A few minutes south of Ao Noi is a slightly larger beach called Klong Jark. We were lucky enough to see a beautiful sunset here. We posted up at ‘Take It Easy’ bar where they serve food and fancy drinks in coconuts. They have some really nice locals working there that will happily chat to you for hours.

 

GETTING HERE:
Depending on what island you are coming from there are a few ways to get to Lanta. We took the Ao Nang Princess ferry from Ao Nang. There are ferries available from Krabi and Phuket as well. You can also take a minivan from any of those areas, which is a more affordable way to get to Lanta, but takes longer. If you are flying you can fly directly into Krabi Airport and arrange transport to Lanta via ferry or minivan from there. Read more here

STAY:
Slow Boat Bed and Bar - a great, affordable hostel in Old Town. Great place if you are looking to get away from the crowds, but feel comfortable motorbiking around the island. There are four rooms equipped with fans and a shared bathroom with a cold shower.
Booking available on Air BnB.

The Old Times - same owners as Slow Boat B&B, but these rooms are more expensive as they come with air con and private bathrooms. Also located on the sea side so you will have a view of the piers from there. 

EAT:
Apsara Cafe - excellent seafood and Thai food, cute handwritten menu and a special table for two on the pier, a must if visiting Old Town.

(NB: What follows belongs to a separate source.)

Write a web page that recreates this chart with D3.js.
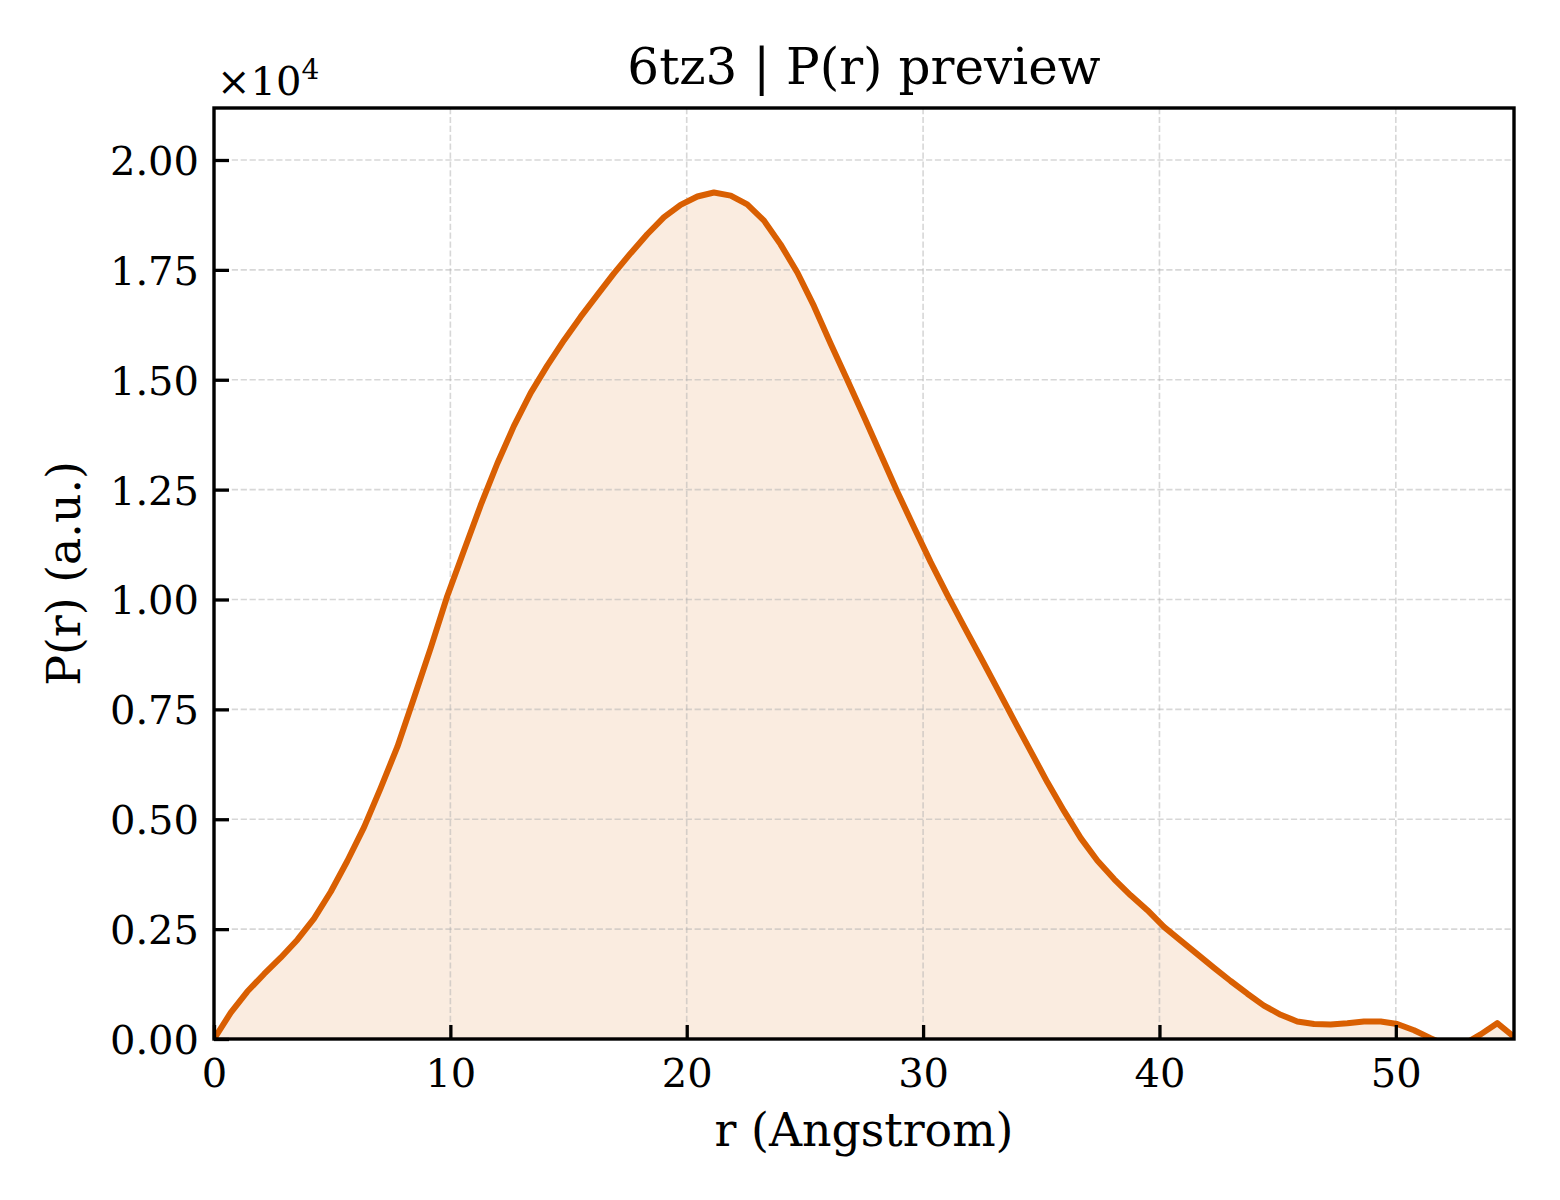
<!DOCTYPE html>
<html>
<head>
<meta charset="utf-8">
<script src="https://cdn.jsdelivr.net/npm/d3@7"></script>
<style>
  html, body { margin: 0; padding: 0; background: #ffffff; }
  svg { display: block; }
  text { font-family: "DejaVu Serif", serif; fill: #000; }
</style>
</head>
<body>
<svg id="chart" width="1560" height="1200"></svg>
<script>
// ---- data ----
const rValues = [0.00, 0.71, 1.41, 2.12, 2.82, 3.53, 4.23, 4.94, 5.64, 6.35,
  7.05, 7.76, 8.46, 9.17, 9.87, 10.58, 11.28, 11.99, 12.69, 13.40,
  14.10, 14.81, 15.51, 16.22, 16.92, 17.63, 18.33, 19.04, 19.74, 20.45,
  21.15, 21.86, 22.56, 23.27, 23.97, 24.68, 25.38, 26.09, 26.79, 27.50,
  28.21, 28.91, 29.62, 30.32, 31.03, 31.73, 32.44, 33.14, 33.85, 34.55,
  35.26, 35.96, 36.67, 37.37, 38.08, 38.78, 39.49, 40.19, 40.90, 41.60,
  42.31, 43.01, 43.72, 44.42, 45.13, 45.83, 46.54, 47.24, 47.95, 48.65,
  49.36, 50.06, 50.77, 51.47, 52.18, 52.88, 53.59, 54.29, 55.00];
const prValues = [0, 600, 1080, 1480, 1850, 2260, 2740, 3350, 4050, 4820,
  5710, 6650, 7760, 8900, 10080, 11120, 12140, 13100, 13950, 14700,
  15320, 15900, 16430, 16930, 17420, 17880, 18310, 18700, 18980, 19170,
  19260, 19190, 18990, 18620, 18080, 17440, 16680, 15820, 15000, 14160,
  13300, 12450, 11640, 10850, 10100, 9390, 8680, 7970, 7250, 6550,
  5840, 5190, 4570, 4060, 3640, 3270, 2930, 2550, 2240, 1930,
  1620, 1320, 1030, 760, 550, 400, 340, 330, 360, 400,
  400, 340, 200, 20, -150, -120, 105, 360, 50];
const xTicks = [0, 10, 20, 30, 40, 50];
const yTicks = [0, 2500, 5000, 7500, 10000, 12500, 15000, 17500, 20000];
const xDomain = [0, 55];
const yDomain = [0, 21183];
const titleText = "6tz3 | P(r) preview";
const xLabelText = "r (Angstrom)";
const yLabelText = "P(r) (a.u.)";

const points = rValues.map((r, i) => ({ r: r, p: prValues[i] }));

// ---- layout ----
const svg = d3.select("#chart");
const L = 214, R = 1514, T = 108, B = 1039;
const x = d3.scaleLinear().domain(xDomain).range([L, R]);
const y = d3.scaleLinear().domain(yDomain).range([B, T]);
const lineColor = "#d95f02";

svg.append("rect").attr("width", 1560).attr("height", 1200).attr("fill", "#fff");

svg.append("defs").append("clipPath").attr("id", "plotclip")
  .append("rect").attr("x", L).attr("y", T).attr("width", R - L).attr("height", B - T);

// fill
const area = d3.area().x(d => x(d.r)).y0(y(0)).y1(d => y(d.p));
svg.append("path").datum(points)
  .attr("clip-path", "url(#plotclip)")
  .attr("d", area)
  .attr("fill", lineColor).attr("fill-opacity", 0.12);

// grid
const grid = svg.append("g").attr("clip-path", "url(#plotclip)");
grid.selectAll("line.gx").data(xTicks).enter().append("line")
  .attr("x1", d => x(d)).attr("x2", d => x(d)).attr("y1", T).attr("y2", B)
  .attr("stroke", "#b0b0b0").attr("stroke-opacity", 0.5)
  .attr("stroke-width", 1.6).attr("stroke-dasharray", "6.2,2.7");
grid.selectAll("line.gy").data(yTicks).enter().append("line")
  .attr("x1", L).attr("x2", R).attr("y1", d => y(d)).attr("y2", d => y(d))
  .attr("stroke", "#b0b0b0").attr("stroke-opacity", 0.5)
  .attr("stroke-width", 1.6).attr("stroke-dasharray", "6.2,2.7");

// curve
const line = d3.line().x(d => x(d.r)).y(d => y(d.p));
svg.append("path").datum(points)
  .attr("clip-path", "url(#plotclip)")
  .attr("d", line)
  .attr("fill", "none").attr("stroke", lineColor)
  .attr("stroke-width", 6).attr("stroke-linejoin", "round").attr("stroke-linecap", "butt");

// axes
const xAxis = d3.axisBottom(x).tickValues(xTicks).tickSizeInner(-14).tickSizeOuter(0)
  .tickFormat(d3.format("d"));
const gx = svg.append("g").attr("transform", `translate(0,${B})`).call(xAxis);
gx.select(".domain").remove();
gx.selectAll(".tick line").attr("stroke", "#000").attr("stroke-width", 3.3);
gx.selectAll(".tick text").attr("y", 48).attr("dy", null)
  .style("font-family", "'DejaVu Serif', serif").style("font-size", "40px").attr("fill", "#000");

const yAxis = d3.axisLeft(y).tickValues(yTicks).tickSizeInner(-15).tickSizeOuter(0)
  .tickFormat(d => (d / 1e4).toFixed(2));
const gy = svg.append("g").attr("transform", `translate(${L},0)`).call(yAxis);
gy.select(".domain").remove();
gy.selectAll(".tick line").attr("stroke", "#000").attr("stroke-width", 3.3);
gy.selectAll(".tick text").attr("x", -15).attr("dy", "0.36em")
  .style("font-family", "'DejaVu Serif', serif").style("font-size", "40px").attr("fill", "#000");

// spines
svg.append("rect").attr("x", L).attr("y", T).attr("width", R - L).attr("height", B - T)
  .attr("fill", "none").attr("stroke", "#000").attr("stroke-width", 3.4);

// offset text
const off = svg.append("text").attr("x", 217).attr("y", 95).style("font-size", "40px");
off.append("tspan").text("×10");
off.append("tspan").attr("dy", -16).style("font-size", "28px").text("4");

// title & labels
svg.append("text").attr("x", (L + R) / 2).attr("y", 84).attr("text-anchor", "middle")
  .style("font-size", "50px").text(titleText);
svg.append("text").attr("x", (L + R) / 2).attr("y", 1146).attr("text-anchor", "middle")
  .style("font-size", "45.8px").text(xLabelText);
svg.append("text").attr("transform", `translate(80,${(T + B) / 2}) rotate(-90)`)
  .attr("text-anchor", "middle").style("font-size", "45.8px").text(yLabelText);
</script>
</body>
</html>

Pinto - authentic Thai restaurant in Old Town, very reasonable prices and great Issan style sliced pork.

DRINK:
Take It Easy Bar - chilled out bar and restaurant on Klong Jark beach, drink a Mai Tai in a pineapple or a Pina Colada in a coconut and enjoy some fresh fish.

DO:
Island hop - visit some of the surrounding islands for snorkeling or kayaking day trips - Koh Muk, Koh Kradan, Koh Rok, Koh Jum

Mu Ko National Park - if you are looking for an easy walk through the woods, not a lot of wildlife but a fun motorbike trip there with great views.